● **Given request**
Everything from the first line of the data through the line with "const total = values.reduce((a, b)" is to be echoed exactly, minus the pictures.

● **Dataset content**
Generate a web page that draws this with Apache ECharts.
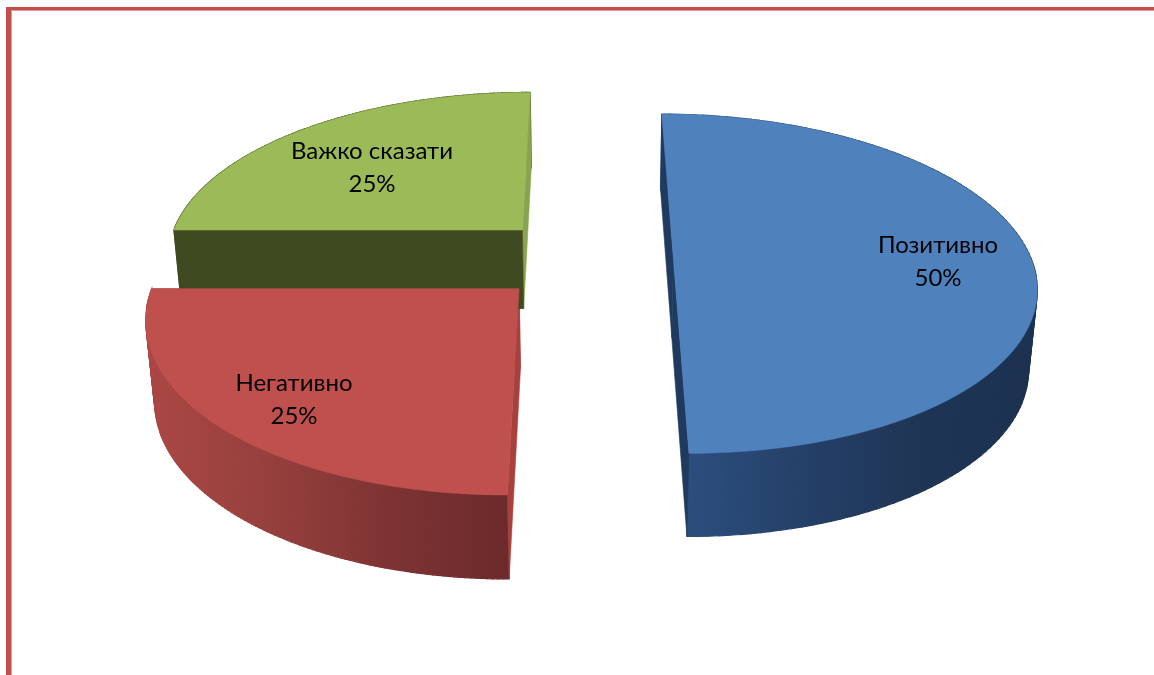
<!DOCTYPE html>
<html><head><meta charset="utf-8">
<style>html,body{margin:0;padding:0;background:#fff}#c{width:1154px;height:675px}</style>
<script src="https://cdn.jsdelivr.net/npm/echarts@6/dist/echarts.min.js"></script>
</head><body><div id="c"></div>
<script>
const categories = ['Позитивно', 'Негативно', 'Важко сказати'];
const values = [50, 25, 25];
const topColors = ['#4f81bd', '#c0504d', '#9bbb59'];
const cutColors = ['#1f3a5e', '#a8403d', '#88a44e'];
const frontColors = ['#1f3a5e', '#a8403d', '#3f4a20'];
const wallRamps = [
  ['#2e5181', '#25426b', '#1f3556', '#1c3150'],
  ['#ab4744', '#96403d', '#7e3333', '#6c2a2b'],
  ['#3f4a20', '#3f4a20']
];
const labelCentres = [[938, 262], [294, 400], [372, 168]];

// scene layout: a single perspective camera over the exploded pie
const V = [584, -859], Y0 = 291, D = 2410, R = 368, PIE = [0, -70], EXPLODE = 92, NADIR = [590, 4400], H = 80;
const total = values.reduce((a, b) => a + b, 0);

function project(X, Y) {
  const w = 1 / (1 - Y / D);
  return [V[0] + X * w, V[1] + (Y0 - V[1]) * w];
}
function drop(p) {
  const w = (p[1] - V[1]) / (Y0 - V[1]);
  const dy = H * Math.pow(w, 0.3);
  return [p[0] + (NADIR[0] - p[0]) * dy / (NADIR[1] - p[1]), p[1] + dy];
}
function sliceGeom(i) {
  let before = 0;
  for (let k = 0; k < i; k++) before += values[k];
  const a0 = -Math.PI / 2 + before / total * 2 * Math.PI;
  const a1 = a0 + values[i] / total * 2 * Math.PI;
  const mid = (a0 + a1) / 2;
  const cx = PIE[0] + EXPLODE * Math.cos(mid), cy = PIE[1] + EXPLODE * Math.sin(mid);
  const rim = [];
  for (let s = 0; s <= 120; s++) {
    const a = a0 + (a1 - a0) * s / 120;
    rim.push(project(cx + R * Math.cos(a), cy + R * Math.sin(a)));
  }
  return { apex: project(cx, cy), rim };
}
function poly(points, fill, z, lw) {
  return { type: 'polygon', z2: z, shape: { points }, style: { fill, stroke: fill, lineWidth: lw || 0.6 } };
}
function renderItem(params) {
  const i = params.dataIndex;
  const g = sliceGeom(i);
  const rim = g.rim, apex = g.apex, first = rim[0], last = rim[rim.length - 1];
  const xs = rim.map(p => p[0]);
  const xMin = Math.min.apply(null, xs), xMax = Math.max.apply(null, xs);
  // one shared gradient in page coordinates, so that overlapping strips leave no seams
  const ramp = wallRamps[i];
  const shade = new echarts.graphic.LinearGradient(xMin, 0, xMax, 0,
    ramp.map((color, k) => ({ offset: k / (ramp.length - 1), color })), true);
  const children = [];
  // the curved wall is swept strip by strip, so its silhouette keeps the straight sides
  for (let s = 0; s < rim.length - 1; s++) {
    const p = rim[s], q = rim[s + 1];
    children.push(poly([p, q, drop(q), drop(p)], shade, 1, 1.2));
  }
  const startFace = [first, apex, drop(apex), drop(first)];
  const endFace = [last, apex, drop(apex), drop(last)];
  children.push(
    poly(startFace, i === 2 ? frontColors[i] : cutColors[i], 2),
    poly(endFace, cutColors[i], i === 2 ? 1 : 2),
    poly([apex].concat(rim), topColors[i], 3),
    { type: 'text', z2: 4, style: {
        x: labelCentres[i][0], y: labelCentres[i][1],
        text: categories[i] + '\n' + values[i] / total * 100 + '%',
        font: '24px Lato, "Noto Sans", sans-serif', fill: '#000',
        align: 'center', verticalAlign: 'middle', lineHeight: 33 } }
  );
  return { type: 'group', children };
}
const chart = echarts.init(document.getElementById('c'), null, { renderer: 'canvas' });
chart.setOption({
  animation: false,
  backgroundColor: '#fff',
  graphic: [
    { type: 'rect', shape: { x: 6, y: 7, width: 1148, height: 3 }, style: { fill: '#c0504d' }, z: 10 },
    { type: 'rect', shape: { x: 6, y: 7, width: 5, height: 668 }, style: { fill: '#c0504d' }, z: 10 },
    { type: 'rect', shape: { x: 11, y: 10, width: 1, height: 665 }, style: { fill: '#e39a98' }, z: 10 },
    { type: 'rect', shape: { x: 11, y: 10, width: 1143, height: 1 }, style: { fill: '#e39a98' }, z: 10 }
  ],
  series: [{
    type: 'custom', coordinateSystem: 'none', renderItem,
    data: values.map((v, i) => ({ value: v, name: categories[i] })),
    silent: true
  }]
});
</script></body></html>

● **Exercise output**
Generate a web page that draws this with Apache ECharts.
<!DOCTYPE html>
<html><head><meta charset="utf-8">
<style>html,body{margin:0;padding:0;background:#fff}#c{width:1154px;height:675px}</style>
<script src="https://cdn.jsdelivr.net/npm/echarts@6/dist/echarts.min.js"></script>
</head><body><div id="c"></div>
<script>
const categories = ['Позитивно', 'Негативно', 'Важко сказати'];
const values = [50, 25, 25];
const topColors = ['#4f81bd', '#c0504d', '#9bbb59'];
const cutColors = ['#1f3a5e', '#a8403d', '#88a44e'];
const frontColors = ['#1f3a5e', '#a8403d', '#3f4a20'];
const wallRamps = [
  ['#2e5181', '#25426b', '#1f3556', '#1c3150'],
  ['#ab4744', '#96403d', '#7e3333', '#6c2a2b'],
  ['#3f4a20', '#3f4a20']
];
const labelCentres = [[938, 262], [294, 400], [372, 168]];

// scene layout: a single perspective camera over the exploded pie
const V = [584, -859], Y0 = 291, D = 2410, R = 368, PIE = [0, -70], EXPLODE = 92, NADIR = [590, 4400], H = 80;
const total = values.reduce((a, b) => a + b, 0);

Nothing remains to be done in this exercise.